§ Task to carry out: Reproduce the records below exactly as they appear, omitting any pictures they contain.

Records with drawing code

::::::::::

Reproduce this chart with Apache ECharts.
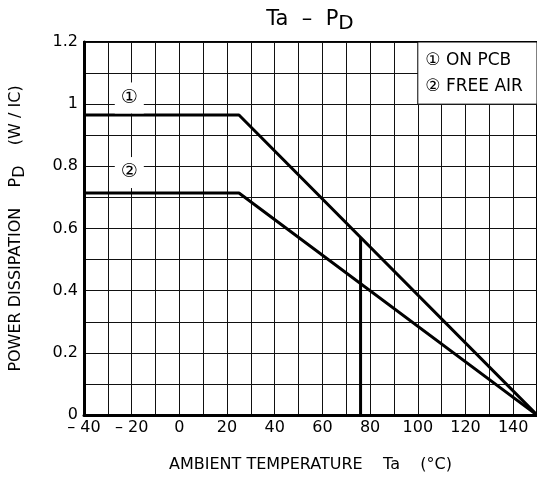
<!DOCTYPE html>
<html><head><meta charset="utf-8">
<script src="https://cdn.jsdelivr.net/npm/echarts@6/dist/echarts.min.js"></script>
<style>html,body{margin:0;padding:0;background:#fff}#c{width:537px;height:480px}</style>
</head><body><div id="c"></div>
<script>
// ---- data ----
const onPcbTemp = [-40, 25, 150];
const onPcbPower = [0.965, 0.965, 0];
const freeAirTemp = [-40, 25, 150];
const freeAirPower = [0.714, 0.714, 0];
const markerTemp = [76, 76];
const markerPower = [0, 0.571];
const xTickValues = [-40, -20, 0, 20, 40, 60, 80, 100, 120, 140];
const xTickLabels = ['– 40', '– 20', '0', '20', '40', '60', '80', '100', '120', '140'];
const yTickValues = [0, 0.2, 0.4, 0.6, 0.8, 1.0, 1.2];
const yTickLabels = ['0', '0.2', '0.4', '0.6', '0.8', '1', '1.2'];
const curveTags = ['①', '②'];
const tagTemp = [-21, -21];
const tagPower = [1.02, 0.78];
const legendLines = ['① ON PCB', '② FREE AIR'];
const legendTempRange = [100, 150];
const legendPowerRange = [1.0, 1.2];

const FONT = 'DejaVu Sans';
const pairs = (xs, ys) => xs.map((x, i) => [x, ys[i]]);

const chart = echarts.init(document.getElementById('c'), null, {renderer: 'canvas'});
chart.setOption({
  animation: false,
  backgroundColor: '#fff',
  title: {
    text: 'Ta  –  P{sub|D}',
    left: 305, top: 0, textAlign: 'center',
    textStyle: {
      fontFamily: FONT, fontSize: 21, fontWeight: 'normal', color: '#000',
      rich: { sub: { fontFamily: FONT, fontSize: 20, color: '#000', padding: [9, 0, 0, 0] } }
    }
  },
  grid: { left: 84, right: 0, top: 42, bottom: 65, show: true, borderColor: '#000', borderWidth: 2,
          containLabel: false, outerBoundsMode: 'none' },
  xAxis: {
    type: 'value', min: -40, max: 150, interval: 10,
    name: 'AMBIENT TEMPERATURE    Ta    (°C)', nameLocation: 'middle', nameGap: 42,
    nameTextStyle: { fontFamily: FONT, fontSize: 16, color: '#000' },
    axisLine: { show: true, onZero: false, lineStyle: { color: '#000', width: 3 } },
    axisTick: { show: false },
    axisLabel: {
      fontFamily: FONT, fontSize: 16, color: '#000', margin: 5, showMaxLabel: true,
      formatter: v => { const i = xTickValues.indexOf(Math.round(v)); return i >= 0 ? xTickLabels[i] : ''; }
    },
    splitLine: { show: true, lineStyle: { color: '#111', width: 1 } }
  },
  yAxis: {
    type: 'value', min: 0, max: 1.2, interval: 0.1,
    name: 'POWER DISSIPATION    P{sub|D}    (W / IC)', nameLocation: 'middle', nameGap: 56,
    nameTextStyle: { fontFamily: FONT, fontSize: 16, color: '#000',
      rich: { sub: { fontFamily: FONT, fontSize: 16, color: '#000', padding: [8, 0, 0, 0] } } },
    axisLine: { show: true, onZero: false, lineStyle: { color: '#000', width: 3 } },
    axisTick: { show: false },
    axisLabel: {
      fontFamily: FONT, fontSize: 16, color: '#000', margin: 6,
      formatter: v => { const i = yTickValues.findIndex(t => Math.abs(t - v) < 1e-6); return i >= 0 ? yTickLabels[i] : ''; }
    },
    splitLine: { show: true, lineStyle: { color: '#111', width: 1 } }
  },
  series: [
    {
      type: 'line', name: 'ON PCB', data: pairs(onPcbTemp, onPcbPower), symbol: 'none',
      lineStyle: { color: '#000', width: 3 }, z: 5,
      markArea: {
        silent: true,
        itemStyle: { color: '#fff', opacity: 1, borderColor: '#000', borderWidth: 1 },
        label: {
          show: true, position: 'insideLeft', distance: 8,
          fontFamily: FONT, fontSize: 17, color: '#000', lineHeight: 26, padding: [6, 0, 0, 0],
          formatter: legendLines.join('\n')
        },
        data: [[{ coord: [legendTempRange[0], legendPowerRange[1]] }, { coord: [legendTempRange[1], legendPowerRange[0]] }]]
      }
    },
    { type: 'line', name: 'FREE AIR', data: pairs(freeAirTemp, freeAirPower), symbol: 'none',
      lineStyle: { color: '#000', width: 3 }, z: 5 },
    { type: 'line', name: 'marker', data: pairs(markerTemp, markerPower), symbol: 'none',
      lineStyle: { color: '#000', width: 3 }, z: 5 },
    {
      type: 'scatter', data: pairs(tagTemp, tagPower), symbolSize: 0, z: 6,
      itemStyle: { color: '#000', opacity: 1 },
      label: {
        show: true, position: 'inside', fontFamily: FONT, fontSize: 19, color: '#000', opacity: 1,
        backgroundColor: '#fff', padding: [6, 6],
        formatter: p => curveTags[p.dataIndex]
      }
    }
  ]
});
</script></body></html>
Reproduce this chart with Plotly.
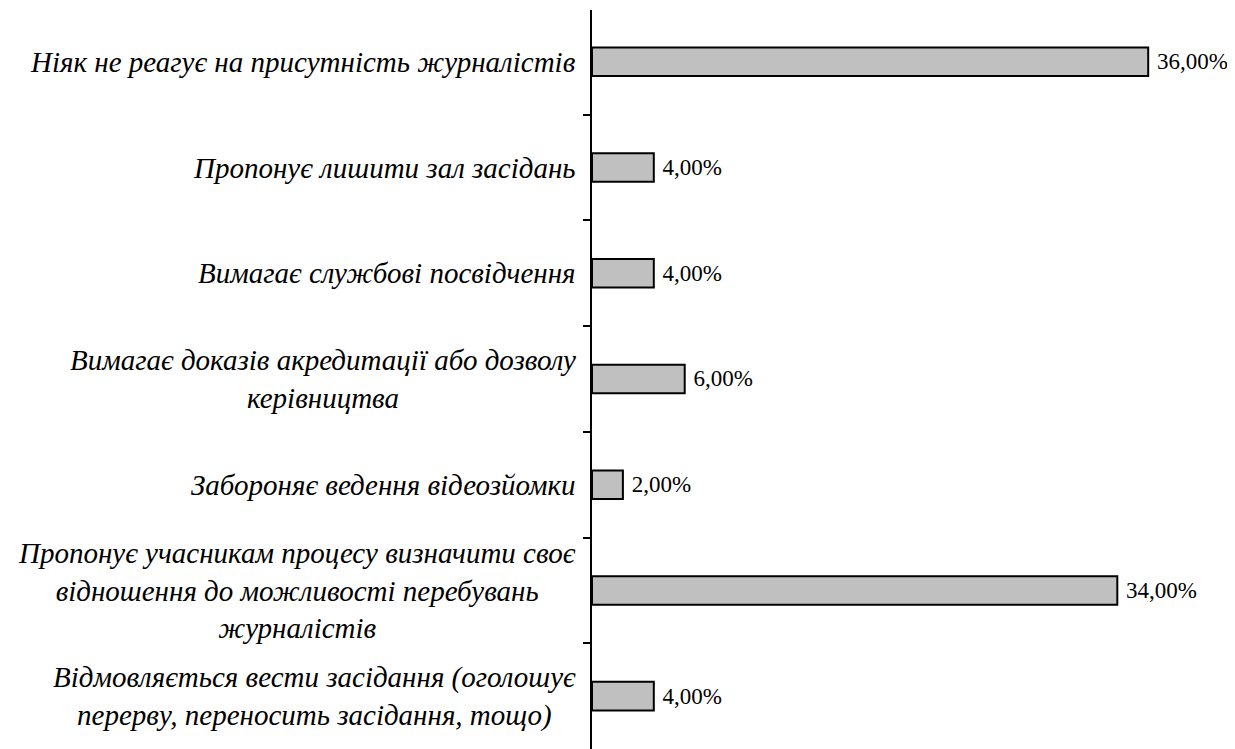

::::::::::

§ Exercise solution:
Reproduce this chart with Apache ECharts.
<!DOCTYPE html>
<html><head><meta charset="utf-8">
<script src="https://cdn.jsdelivr.net/npm/echarts@6/dist/echarts.min.js"></script>
<style>html,body{margin:0;padding:0;background:#fff}#c{width:537px;height:480px}</style>
</head><body><div id="c"></div>
<script>
// ---- data ----
const onPcbTemp = [-40, 25, 150];
const onPcbPower = [0.965, 0.965, 0];
const freeAirTemp = [-40, 25, 150];
const freeAirPower = [0.714, 0.714, 0];
const markerTemp = [76, 76];
const markerPower = [0, 0.571];
const xTickValues = [-40, -20, 0, 20, 40, 60, 80, 100, 120, 140];
const xTickLabels = ['– 40', '– 20', '0', '20', '40', '60', '80', '100', '120', '140'];
const yTickValues = [0, 0.2, 0.4, 0.6, 0.8, 1.0, 1.2];
const yTickLabels = ['0', '0.2', '0.4', '0.6', '0.8', '1', '1.2'];
const curveTags = ['①', '②'];
const tagTemp = [-21, -21];
const tagPower = [1.02, 0.78];
const legendLines = ['① ON PCB', '② FREE AIR'];
const legendTempRange = [100, 150];
const legendPowerRange = [1.0, 1.2];

const FONT = 'DejaVu Sans';
const pairs = (xs, ys) => xs.map((x, i) => [x, ys[i]]);

const chart = echarts.init(document.getElementById('c'), null, {renderer: 'canvas'});
chart.setOption({
  animation: false,
  backgroundColor: '#fff',
  title: {
    text: 'Ta  –  P{sub|D}',
    left: 305, top: 0, textAlign: 'center',
    textStyle: {
      fontFamily: FONT, fontSize: 21, fontWeight: 'normal', color: '#000',
      rich: { sub: { fontFamily: FONT, fontSize: 20, color: '#000', padding: [9, 0, 0, 0] } }
    }
  },
  grid: { left: 84, right: 0, top: 42, bottom: 65, show: true, borderColor: '#000', borderWidth: 2,
          containLabel: false, outerBoundsMode: 'none' },
  xAxis: {
    type: 'value', min: -40, max: 150, interval: 10,
    name: 'AMBIENT TEMPERATURE    Ta    (°C)', nameLocation: 'middle', nameGap: 42,
    nameTextStyle: { fontFamily: FONT, fontSize: 16, color: '#000' },
    axisLine: { show: true, onZero: false, lineStyle: { color: '#000', width: 3 } },
    axisTick: { show: false },
    axisLabel: {
      fontFamily: FONT, fontSize: 16, color: '#000', margin: 5, showMaxLabel: true,
      formatter: v => { const i = xTickValues.indexOf(Math.round(v)); return i >= 0 ? xTickLabels[i] : ''; }
    },
    splitLine: { show: true, lineStyle: { color: '#111', width: 1 } }
  },
  yAxis: {
    type: 'value', min: 0, max: 1.2, interval: 0.1,
    name: 'POWER DISSIPATION    P{sub|D}    (W / IC)', nameLocation: 'middle', nameGap: 56,
    nameTextStyle: { fontFamily: FONT, fontSize: 16, color: '#000',
      rich: { sub: { fontFamily: FONT, fontSize: 16, color: '#000', padding: [8, 0, 0, 0] } } },
    axisLine: { show: true, onZero: false, lineStyle: { color: '#000', width: 3 } },
    axisTick: { show: false },
    axisLabel: {
      fontFamily: FONT, fontSize: 16, color: '#000', margin: 6,
      formatter: v => { const i = yTickValues.findIndex(t => Math.abs(t - v) < 1e-6); return i >= 0 ? yTickLabels[i] : ''; }
    },
    splitLine: { show: true, lineStyle: { color: '#111', width: 1 } }
  },
  series: [
    {
      type: 'line', name: 'ON PCB', data: pairs(onPcbTemp, onPcbPower), symbol: 'none',
      lineStyle: { color: '#000', width: 3 }, z: 5,
      markArea: {
        silent: true,
        itemStyle: { color: '#fff', opacity: 1, borderColor: '#000', borderWidth: 1 },
        label: {
          show: true, position: 'insideLeft', distance: 8,
          fontFamily: FONT, fontSize: 17, color: '#000', lineHeight: 26, padding: [6, 0, 0, 0],
          formatter: legendLines.join('\n')
        },
        data: [[{ coord: [legendTempRange[0], legendPowerRange[1]] }, { coord: [legendTempRange[1], legendPowerRange[0]] }]]
      }
    },
    { type: 'line', name: 'FREE AIR', data: pairs(freeAirTemp, freeAirPower), symbol: 'none',
      lineStyle: { color: '#000', width: 3 }, z: 5 },
    { type: 'line', name: 'marker', data: pairs(markerTemp, markerPower), symbol: 'none',
      lineStyle: { color: '#000', width: 3 }, z: 5 },
    {
      type: 'scatter', data: pairs(tagTemp, tagPower), symbolSize: 0, z: 6,
      itemStyle: { color: '#000', opacity: 1 },
      label: {
        show: true, position: 'inside', fontFamily: FONT, fontSize: 19, color: '#000', opacity: 1,
        backgroundColor: '#fff', padding: [6, 6],
        formatter: p => curveTags[p.dataIndex]
      }
    }
  ]
});
</script></body></html>
Reproduce this chart with Plotly.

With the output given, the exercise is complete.